** RAW DATA **

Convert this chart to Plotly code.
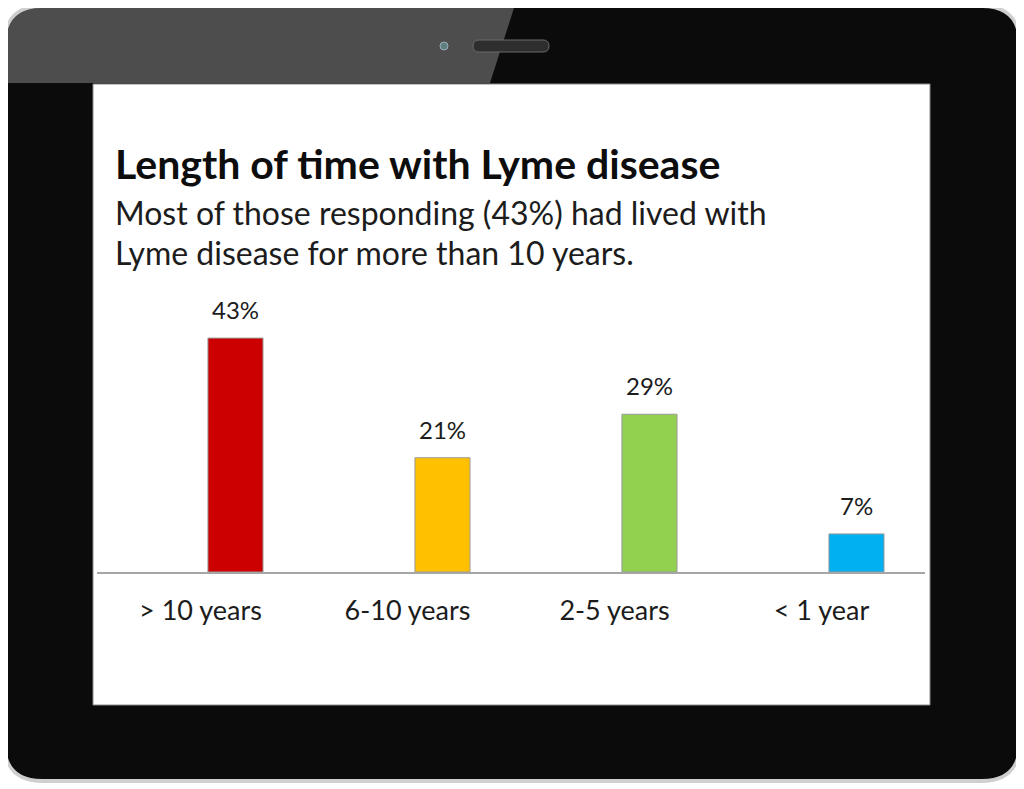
import plotly.graph_objects as go

# --- data ---
categories = ['> 10 years', '6-10 years', '2-5 years', '< 1 year']
shares = [43, 21, 29, 7]
bar_colors = ['#CC0000', '#FFC000', '#92D050', '#00B0F0']

title_text = 'Length of time with Lyme disease'
subtitle_lines = ['Most of those responding (43%) had lived with',
                  'Lyme disease for more than 10 years.']

# --- canvas / plot area ---
W, H = 1024, 789
OFF = 8  # page body margin, layout below is in on-screen pixels
AX_L, AX_R, AX_TOP, AX_BASE = 97, 925, 300, 572
M_L = AX_L - OFF
M_R = W - M_L - (AX_R - AX_L)
M_T = AX_TOP - OFF
M_B = H - (AX_BASE - OFF)
PW, PH = AX_R - AX_L, AX_BASE - AX_TOP
FONT = 'Lato'
INK = '#1c1c1c'

BAR_W = 0.266
BAR_OFFSET = 0.036  # bars sit a little right of the category centre


def px(x):
    return (x - AX_L) / PW


def py(y):
    return (AX_BASE - y) / PH


def rounded_rect(x0, y0, x1, y1, r):
    # rounded rectangle path in paper coords from on-screen pixel corners
    pts = [
        f"M {px(x0 + r)} {py(y0)}",
        f"L {px(x1 - r)} {py(y0)}",
        f"Q {px(x1)} {py(y0)} {px(x1)} {py(y0 + r)}",
        f"L {px(x1)} {py(y1 - r)}",
        f"Q {px(x1)} {py(y1)} {px(x1 - r)} {py(y1)}",
        f"L {px(x0 + r)} {py(y1)}",
        f"Q {px(x0)} {py(y1)} {px(x0)} {py(y1 - r)}",
        f"L {px(x0)} {py(y0 + r)}",
        f"Q {px(x0)} {py(y0)} {px(x0 + r)} {py(y0)}",
        "Z",
    ]
    return ' '.join(pts)


idx = list(range(len(categories)))

fig = go.Figure()
fig.add_trace(go.Bar(
    x=idx, y=shares, width=BAR_W, offset=BAR_OFFSET,
    marker=dict(color=bar_colors, line=dict(color='#9a9a9a', width=1)),
    hoverinfo='skip',
))

# value labels above each bar
for i, val in zip(idx, shares):
    fig.add_annotation(x=i + BAR_OFFSET + BAR_W / 2, y=val, text=f'{val}%',
                       showarrow=False, yanchor='bottom', yshift=12,
                       font=dict(family=FONT, size=24, color=INK))

# --- tablet frame ---
shapes = []
shapes.append(dict(type='path', path=rounded_rect(3, 4, 1021, 783, 40),
                   xref='paper', yref='paper', layer='below',
                   fillcolor='#cfcfcf', line=dict(width=0)))
shapes.append(dict(type='path', path=rounded_rect(6, 8, 1018, 779, 36),
                   xref='paper', yref='paper', layer='below',
                   fillcolor='#0b0b0b', line=dict(width=0)))
# glossy reflection in the top-left
gloss = (f"M {px(6)} {py(83)} L {px(6)} {py(44)} "
         f"Q {px(6)} {py(8)} {px(42)} {py(8)} "
         f"L {px(514)} {py(8)} L {px(490)} {py(83)} Z")
shapes.append(dict(type='path', path=gloss, xref='paper', yref='paper',
                   layer='below', fillcolor='rgba(255,255,255,0.27)',
                   line=dict(width=0)))
# screen
shapes.append(dict(type='rect', x0=px(93), x1=px(930), y0=py(705), y1=py(84),
                   xref='paper', yref='paper', layer='below',
                   fillcolor='white', line=dict(color='#8a8a8a', width=1)))
# camera and speaker
shapes.append(dict(type='circle', x0=px(440), x1=px(448), y0=py(50), y1=py(42),
                   xref='paper', yref='paper', layer='below',
                   fillcolor='#5f7f7f', line=dict(color='#9ab', width=1)))
shapes.append(dict(type='path', path=rounded_rect(473, 40, 549, 52, 6),
                   xref='paper', yref='paper', layer='below',
                   fillcolor='#2e2e2e', line=dict(color='#6a6a6a', width=1)))

# title and subtitle
fig.add_annotation(x=px(113), y=py(163), xref='paper', yref='paper',
                   text=f'<b>{title_text}</b>', showarrow=False,
                   xanchor='left', yanchor='middle',
                   font=dict(family=FONT, size=41, color='#0d0d0d'))
for i, line in enumerate(subtitle_lines):
    fig.add_annotation(x=px(113), y=py(212 + 40 * i), xref='paper', yref='paper',
                       text=line, showarrow=False,
                       xanchor='left', yanchor='middle',
                       font=dict(family=FONT, size=32, color=INK))

fig.update_layout(
    width=W, height=H, autosize=False,
    margin=dict(l=M_L, r=M_R, t=M_T, b=M_B),
    paper_bgcolor='white', plot_bgcolor='rgba(0,0,0,0)',
    showlegend=False, shapes=shapes,
    font=dict(family=FONT, color=INK),
)
fig.update_xaxes(range=[-0.5, 3.5], tickvals=idx, ticktext=categories,
                 showline=True, linecolor='#a6a6a6', linewidth=1.5,
                 ticks='outside', ticklen=14, tickcolor='rgba(0,0,0,0)',
                 showgrid=False, zeroline=False,
                 tickfont=dict(family=FONT, size=27, color=INK))
fig.update_yaxes(range=[0, 50], visible=False, showgrid=False)

fig.write_html('out.html')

** INSTRUCTION **
Reproduce only the lines from the beginning of the data through the line that contains "font=dict(family=FONT, size=24, color=INK))", both included, and please drop the pictures.

** ANSWER **
Convert this chart to Plotly code.
import plotly.graph_objects as go

# --- data ---
categories = ['> 10 years', '6-10 years', '2-5 years', '< 1 year']
shares = [43, 21, 29, 7]
bar_colors = ['#CC0000', '#FFC000', '#92D050', '#00B0F0']

title_text = 'Length of time with Lyme disease'
subtitle_lines = ['Most of those responding (43%) had lived with',
                  'Lyme disease for more than 10 years.']

# --- canvas / plot area ---
W, H = 1024, 789
OFF = 8  # page body margin, layout below is in on-screen pixels
AX_L, AX_R, AX_TOP, AX_BASE = 97, 925, 300, 572
M_L = AX_L - OFF
M_R = W - M_L - (AX_R - AX_L)
M_T = AX_TOP - OFF
M_B = H - (AX_BASE - OFF)
PW, PH = AX_R - AX_L, AX_BASE - AX_TOP
FONT = 'Lato'
INK = '#1c1c1c'

BAR_W = 0.266
BAR_OFFSET = 0.036  # bars sit a little right of the category centre


def px(x):
    return (x - AX_L) / PW


def py(y):
    return (AX_BASE - y) / PH


def rounded_rect(x0, y0, x1, y1, r):
    # rounded rectangle path in paper coords from on-screen pixel corners
    pts = [
        f"M {px(x0 + r)} {py(y0)}",
        f"L {px(x1 - r)} {py(y0)}",
        f"Q {px(x1)} {py(y0)} {px(x1)} {py(y0 + r)}",
        f"L {px(x1)} {py(y1 - r)}",
        f"Q {px(x1)} {py(y1)} {px(x1 - r)} {py(y1)}",
        f"L {px(x0 + r)} {py(y1)}",
        f"Q {px(x0)} {py(y1)} {px(x0)} {py(y1 - r)}",
        f"L {px(x0)} {py(y0 + r)}",
        f"Q {px(x0)} {py(y0)} {px(x0 + r)} {py(y0)}",
        "Z",
    ]
    return ' '.join(pts)


idx = list(range(len(categories)))

fig = go.Figure()
fig.add_trace(go.Bar(
    x=idx, y=shares, width=BAR_W, offset=BAR_OFFSET,
    marker=dict(color=bar_colors, line=dict(color='#9a9a9a', width=1)),
    hoverinfo='skip',
))

# value labels above each bar
for i, val in zip(idx, shares):
    fig.add_annotation(x=i + BAR_OFFSET + BAR_W / 2, y=val, text=f'{val}%',
                       showarrow=False, yanchor='bottom', yshift=12,
                       font=dict(family=FONT, size=24, color=INK))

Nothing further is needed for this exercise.